De niño, los días de huelga general eran los más gozosos para mí. Principalmente porque no había colegio y la televisión programaba películas todo el día. Además, ponían mis favoritas de entonces. Pelis de Bob Hope, de Fred Astaire, westerns… Una gozada que ocurría muy rara vez y que había que celebrar adecuadamente. Todo aquello contrastaba con las caras de preocupación de mis padres. Pero por entonces, no sabía calibrar todo aquello.
Cuando cumplí ocho años, mi padre comenzó a llevarme a las reuniones del sindicato CC.OO. al que él pertenecía. Su militancia era ideológicamente ilusa. No ocupaba cargo alguno, pero pagaba religiosamente sus cuotas y asistía a los actos convocados con la ilusión de aquel recién llegado a la democracia. Allí, en aquellas sesiones «formativas» vi por primera vez «Octubre» de Eisenstein. Su visionado generó en mi multitud de dudas, de modo que, cuando llegó el debate que seguía a toda proyección, las formulé, animado por mi padre y ante el silencio general, no obtuve respuesta alguna.
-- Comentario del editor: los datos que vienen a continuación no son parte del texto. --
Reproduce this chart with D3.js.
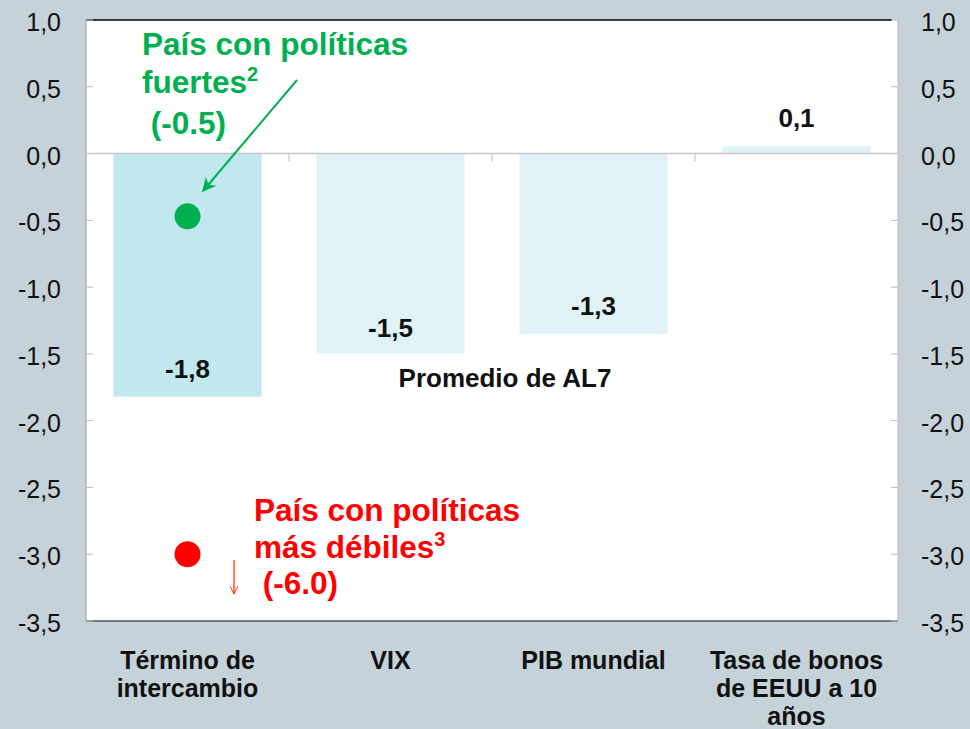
<!DOCTYPE html>
<html>
<head>
<meta charset="utf-8">
<script src="https://cdn.jsdelivr.net/npm/d3@7"></script>
<style>
  body { margin: 0; background: #c6d2d9; }
  svg { display: block; font-family: Arial, "Liberation Sans", sans-serif; }
</style>
</head>
<body>
<svg width="970" height="729"></svg>
<script>
// datos
const categories = ['Término de intercambio', 'VIX', 'PIB mundial', 'Tasa de bonos de EEUU a 10 años'];
const categoryLines = [['Término de', 'intercambio'], ['VIX'], ['PIB mundial'], ['Tasa de bonos', 'de EEUU a 10', 'años']];
const values = [-1.82, -1.5, -1.35, 0.055];
const valueLabels = ['-1,8', '-1,5', '-1,3', '0,1'];
const yTicks = [1.0, 0.5, 0.0, -0.5, -1.0, -1.5, -2.0, -2.5, -3.0, -3.5];
const strongPoint = { cat: 'Término de intercambio', value: -0.47 };
const weakPoint = { cat: 'Término de intercambio', value: -3.0 };

const svg = d3.select('svg');
const mLeft = 86, mRight = 898, mTop = 20, mBottom = 621;

const x = d3.scaleBand().domain(categories).range([mLeft, mRight]).paddingInner(0.27).paddingOuter(0.135);
const y = d3.scaleLinear().domain([-3.5, 1.0]).range([mBottom, mTop]);

const defs = svg.append('defs');
defs.append('marker').attr('id', 'arrowG').attr('viewBox', '0 0 10 10')
  .attr('refX', 9).attr('refY', 5).attr('markerWidth', 7).attr('markerHeight', 7)
  .attr('orient', 'auto')
  .append('path').attr('d', 'M0,0 L10,5 L0,10 L3,5 Z').attr('fill', '#00b050');
defs.append('marker').attr('id', 'arrowR').attr('viewBox', '0 0 10 10')
  .attr('refX', 10).attr('refY', 5).attr('markerWidth', 8).attr('markerHeight', 8)
  .attr('markerUnits', 'userSpaceOnUse')
  .attr('orient', 'auto')
  .append('path').attr('d', 'M0,0 L10,5 L0,10').attr('fill', 'none').attr('stroke', '#ff3300').attr('stroke-width', 1.2);

// area de trazado
svg.append('rect').attr('x', mLeft).attr('y', mTop).attr('width', mRight - mLeft).attr('height', mBottom - mTop)
  .attr('fill', '#fff');
svg.append('line').attr('x1', mLeft).attr('x2', mRight - 6).attr('y1', mTop).attr('y2', mTop).attr('stroke', '#000').attr('stroke-width', 1.5);
svg.append('line').attr('x1', mLeft).attr('x2', mRight).attr('y1', mBottom).attr('y2', mBottom).attr('stroke', '#555').attr('stroke-width', 1.5);
svg.append('line').attr('x1', mLeft).attr('x2', mLeft).attr('y1', mTop).attr('y2', mBottom).attr('stroke', '#999');
svg.append('line').attr('x1', mRight).attr('x2', mRight).attr('y1', mTop).attr('y2', mBottom).attr('stroke', '#bbb');

// ticks izquierda y derecha
svg.append('g').selectAll('line').data(yTicks).join('line')
  .attr('x1', mLeft).attr('x2', mLeft + 7).attr('y1', d => y(d)).attr('y2', d => y(d)).attr('stroke', '#bbb');
svg.append('g').selectAll('line').data(yTicks).join('line')
  .attr('x1', mRight - 7).attr('x2', mRight).attr('y1', d => y(d)).attr('y2', d => y(d)).attr('stroke', '#bbb');

const fmt = d => d3.format('.1f')(d).replace('.', ',').replace('−', '-');
svg.append('g').selectAll('text').data(yTicks).join('text')
  .attr('x', 61).attr('y', d => y(d)).attr('dy', '0.44em').attr('text-anchor', 'end')
  .attr('font-size', 25).attr('fill', '#111').text(fmt);
svg.append('g').selectAll('text').data(yTicks).join('text')
  .attr('x', 921).attr('y', d => y(d)).attr('dy', '0.44em').attr('text-anchor', 'start')
  .attr('font-size', 25).attr('fill', '#111').text(fmt);

// barras
svg.append('g').selectAll('rect').data(categories).join('rect')
  .attr('x', d => x(d)).attr('width', x.bandwidth())
  .attr('y', (d, i) => y(Math.max(0, values[i])))
  .attr('height', (d, i) => Math.abs(y(values[i]) - y(0)))
  .attr('fill', (d, i) => i === 0 ? '#c1e8ee' : '#dff3f6');

// linea del cero y separadores
svg.append('line').attr('x1', mLeft).attr('x2', mRight).attr('y1', y(0)).attr('y2', y(0)).attr('stroke', '#c8c8c8').attr('stroke-width', 1.5);
const step = x.step();
svg.append('g').selectAll('line').data(categories.slice(1)).join('line')
  .attr('x1', d => x(d) - step * 0.27 / 2).attr('x2', d => x(d) - step * 0.27 / 2)
  .attr('y1', y(0)).attr('y2', y(0) + 8).attr('stroke', '#bbb');

// etiquetas de valores (linea base en unidades del eje)
const labelBase = [-1.68, -1.37, -1.21, 0.2];
svg.append('g').selectAll('text').data(categories).join('text')
  .attr('x', d => x(d) + x.bandwidth() / 2).attr('y', (d, i) => y(labelBase[i]))
  .attr('text-anchor', 'middle')
  .attr('font-size', 26).attr('font-weight', 'bold').attr('fill', '#111')
  .text((d, i) => valueLabels[i]);

svg.append('text').attr('x', 505).attr('y', y(-1.75)).attr('text-anchor', 'middle')
  .attr('font-size', 26).attr('font-weight', 'bold').attr('fill', '#111').text('Promedio de AL7');

// puntos
const cx = c => x(c) + x.bandwidth() / 2;
svg.append('circle').attr('cx', cx(strongPoint.cat)).attr('cy', y(strongPoint.value)).attr('r', 13).attr('fill', '#00b050');
svg.append('circle').attr('cx', cx(weakPoint.cat)).attr('cy', y(weakPoint.value)).attr('r', 13).attr('fill', '#ff0000');

// anotacion verde
const green = svg.append('text').attr('font-size', 31.5).attr('font-weight', 'bold').attr('fill', '#00b050');
green.append('tspan').attr('x', 142).attr('y', 55).text('País con políticas');
green.append('tspan').attr('x', 142).attr('y', 93).text('fuertes');
green.append('tspan').attr('font-size', 20).attr('dy', -12).text('2');
green.append('tspan').attr('x', 142).attr('y', 134).text(' (-0.5)');

svg.append('line').attr('x1', 297).attr('y1', 80).attr('x2', 203).attr('y2', 191)
  .attr('stroke', '#00b050').attr('stroke-width', 2).attr('marker-end', 'url(#arrowG)');

// anotacion roja
const red = svg.append('text').attr('font-size', 31.5).attr('font-weight', 'bold').attr('fill', '#ff0000');
red.append('tspan').attr('x', 254).attr('y', 521).text('País con políticas');
red.append('tspan').attr('x', 254).attr('y', 558).text('más débiles');
red.append('tspan').attr('font-size', 20).attr('dy', -12).text('3');
red.append('tspan').attr('x', 254).attr('y', 594).text(' (-6.0)');

svg.append('line').attr('x1', 234).attr('y1', 560).attr('x2', 234).attr('y2', 594)
  .attr('stroke', '#ff3300').attr('stroke-width', 1.3).attr('marker-end', 'url(#arrowR)');

// etiquetas de categorias
const xl = svg.append('g');
categories.forEach((c, i) => {
  const t = xl.append('text').attr('text-anchor', 'middle').attr('font-size', 25).attr('font-weight', 'bold').attr('fill', '#111');
  categoryLines[i].forEach((line, j) => {
    t.append('tspan').attr('x', cx(c)).attr('y', 669 + j * 28).text(line);
  });
});
</script>
</body>
</html>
Pocos años más tarde, cuando tenía trece, mi padre llegó a casa con actitud sombría. Recogió el carnet del sindicato de un cajón de su mesilla y lo tiró a la basura. Los años que siguieron su actitud descreída creció y creció sin que nunca recibiera de él justificación para aquel arrebato.
Nunca podré perdonar a aquella pandilla de iluminados que le hiceran tanto daño a un hombre bueno. Algo que, supongo, suponía su día a día ideológico en aras de ese «mundo mejor proletario». Romper la ilusión es fácil. Restituirla, casi imposible. Reconstruir su inocencia quebrada le costó años a mi madre. Por mi parte, recibí la mejor «formación» posible sobre el funcionamiento de las tripas de una organización sindical.
Ayer fue más de lo mismo. Lo que durante toda mi vida he visto, pues al fin y al cabo ha transcurrido casi por completo en el llamado «cinturón rojo» de Madrid. Piquetes «informativos» imponiendo la ley del «porque me sale de los cojones, lo digo yo y punto», cuando no informándote de que si no haces lo que te dicen te partirán la cara. Patronal decimonónica en pleno ejercicio involutivo rumbo a los «buenos tiempos de la revolución industrial». Absurda guerra de cifras destinada a contentar a todo el mundo. Gobierno pasivo (en su línea) obstinado en no ofender a unos ni a otros. En resumen, un asco en el que salen perdiendo los de siempre.
Los sindicatos, tan anquilosados en el tiempo como la patronal, deben asumir de una vez que necesitan refundarse y dejar de apelar a la lucha de clases para conseguir sus objetivos. Prácticamente todas las leyes y decisiones gubernamentales que propiciaron huelgas en el pasado están vigentes hoy día. Este legítimo acto de fuerza debería ser reconducirse hacia la canalización del cabreo del ciudadano ante las injusticias del sistema sin jodidas banderitas que precedan sus pasos. Pero en su amancebado trono, supuestamente proletario, son incapaces de ver más allá de su ombligo. La patronal, por su parte, necesita una reinvención inmediata que entierre para siempre el clasismo que define a sus líderes y asemeje, al estilo nórdico o alemán, al asalariado con el tipo que paga sus nóminas. Porque, entiéndalo de una puñetera vez, la fulminación de las clases sociales reside en la formación y en la cultura, no en el puñetazo en la mesa, el decretazo o los pies pisando cabezas ajenas.
Los políticos, por su parte, merecen su parcela propia, dada su ineficacia y memez. La buena noticia es que se está gestando una generación de descreídos que abomina de todo lo que suena a compromiso político que no social. Círculo que aún tardará décadas en cerrarse. Para entonces, ojalá, puede que se inicie una edad de la razón y que las militancias sean olvidadas para siempre.